Owned Social are visitors who come to your site from a link that YOU shared on a social platform, and Earned Social are visitors who come to your site by clicking a link that someone else has shared on a social platform.

Why it’s important:

Without differentiating between the two, your analytics will be unable to help you determine the impact your social media communities are making on your business’ bottom line. This data can be used to determine the value of your social communities, the impact that your content sharing is making on your traffic, and help you spot content that does well on only your social sites or only in your communities. You may then apply that knowledge to your content creation and sharing efforts.

How to measure it:

You’ll need to start tagging your shared links with Campaign Parameters, which you can do simply and quickly using Google’s URL Builder Tool.
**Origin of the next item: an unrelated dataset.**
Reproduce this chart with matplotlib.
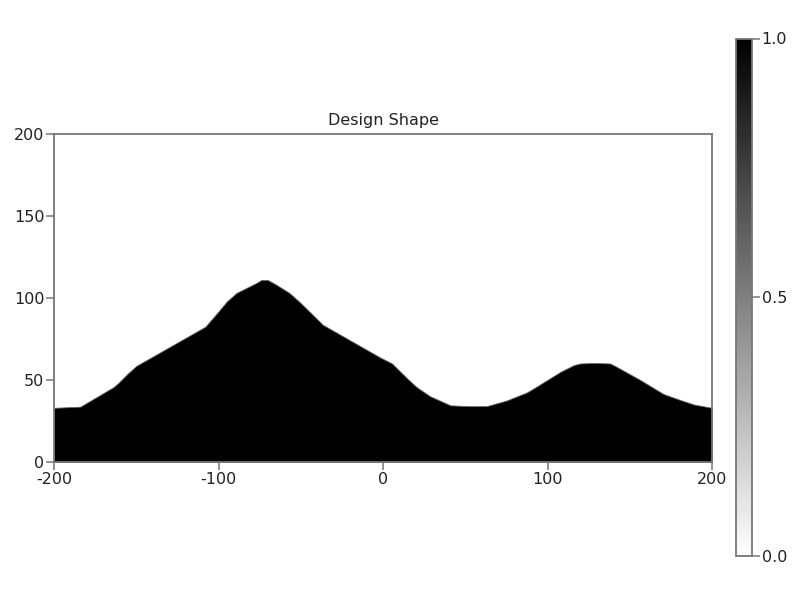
from matplotlib import pyplot as plt
from matplotlib.cm import ScalarMappable
from matplotlib.colors import Normalize
import numpy as np

# outline of the design shape
shape_x = [-200, -184, -164, -161, -155, -150, -108, -101, -95, -89, -82, -77, -74, -70, -65, -57, -51,
           -36.5, -2, 5.5, 10.5, 15.6, 20.6, 28.7, 41, 52, 63, 75, 87.5, 93.5, 108, 116, 120, 129, 138,
           141, 156.3, 170.5, 180.6, 189, 200]
shape_y = [33, 33.7, 45.5, 48, 54, 58.5, 82.4, 90.5, 97.7, 103, 106.5, 109, 110.8, 110.8, 108, 103, 97.7,
           83.5, 63.8, 60, 55, 50, 45.5, 40, 34.5, 34, 34, 37.4, 42.4, 46, 55, 59, 60, 60.3, 60,
           58.5, 50, 41.4, 37.8, 35, 33]
x_ticks = [-200, -100, 0, 100, 200]
y_ticks = [0, 50, 100, 150, 200]
cbar_ticks = [0.0, 0.5, 1.0]

plt.rcParams['font.family'] = 'DejaVu Sans'
plt.rcParams['axes.unicode_minus'] = False

W, H = 800, 600
EDGE = '#777777'
TEXT = '#222222'

fig = plt.figure(figsize=(8, 6), dpi=100)
ax = fig.add_axes([54/W, 1-462/H, 658/W, 328.5/H])
ax.fill_between(shape_x, 0, shape_y, facecolor='black', edgecolor='#666666', linewidth=0.6)
ax.set_xlim(-200, 200)
ax.set_ylim(0, 200)
ax.set_xticks(x_ticks)
ax.set_yticks(y_ticks)
ax.tick_params(length=5.5, width=1.1, color=EDGE, labelsize=11.5, labelcolor=TEXT, pad=1.5)
for s in ax.spines.values():
    s.set_color(EDGE)
    s.set_linewidth(1.3)
    s.set_zorder(5)
ax.set_title('Design Shape', fontsize=11.5, color=TEXT, pad=6)

cax = fig.add_axes([736/W, 1-556/H, 16/W, 517.5/H])
cbar = fig.colorbar(ScalarMappable(Normalize(0, 1), 'gray_r'), cax=cax)
cbar.set_ticks(cbar_ticks)
cbar.ax.set_yticklabels(['0.0', '0.5', '1.0'])
cax.tick_params(length=6, width=1.1, color=EDGE, labelsize=11.5, labelcolor=TEXT, pad=1)
cbar.outline.set_edgecolor(EDGE)
cbar.outline.set_linewidth(1.3)

fig.savefig('out.png', dpi=100)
In order to ensure that your social data shows up in your Google Analytics reports where it is supposed to, make sure to tag your Medium as ‘social’, in lowercase. This will allow you to look at how social as a whole impacts your business and still segment out Owned Social.

3. All Traffic Sources

What it is:

This is a simple breakdown of where traffic to your site is coming from.

Why it’s important:

The Traffic Sources report can tell you a few different things about your marketing and digital efforts. Large dips or spikes can inform you of when something has changed on your site or in your market segment that might require your attention. Sources sending in a steady flow of healthy traffic, i.e. visits with a low bounce rate and higher-than-average time spent on site, can indicate areas that deserve more marketing spend.

How to measure it:

Access the All Traffic Report under Sources inside the Traffic Sources Reports.

4. Network Referrals

What it is:

This report, located in the Social Reports, shows you a breakdown of visits to your site by referring social network.

Why it’s important:

Knowing which social networks are driving the most traffic (and the highest quality traffic) to your site can offer a revealing look into which social networks are the most valuable to your business and deserve more attention. Use these reports in combination with other metrics, like a segment dividing up pageview quartiles, to really deliver deep insight into what counts as valuable traffic for your organization. Be warned, however, that Google Analytics has had a less than desirable track record when it comes to social reporting.

How to measure it:

Access the Network Referrals Report under the Social Reports

5. Plugins

What it is:

A report showing you social network actions by page, in conjunction with social plug-ins you’ve installed onto your site.

Why it’s important:

This report can show you what kinds of social actions visitors are most likely to take when sharing your content. It can also show you the difference between a non-socially referred visitor and a socially referred visitor, and the actions that they take on your site. This may surprise you – a socially referred visitor is not necessarily more likely to share your content on a social network. In fact, they might do just the opposite – whereas a social referral denotes that they already have seen the content be ‘shared’, a non-social referral implies they have discovered it through an alternate means, and would thus feel that they would be contributing something of value by sharing your page. This report can also give you insight into the way that changes to your page layout or design affect the likelihood of your content being reshared – after all, it only measures the impact of your plug-ins, not your total social presence.

How to measure it:

Have your developer or IT department install this feature into your Analytics, then access the Plugins report under the Social Reports.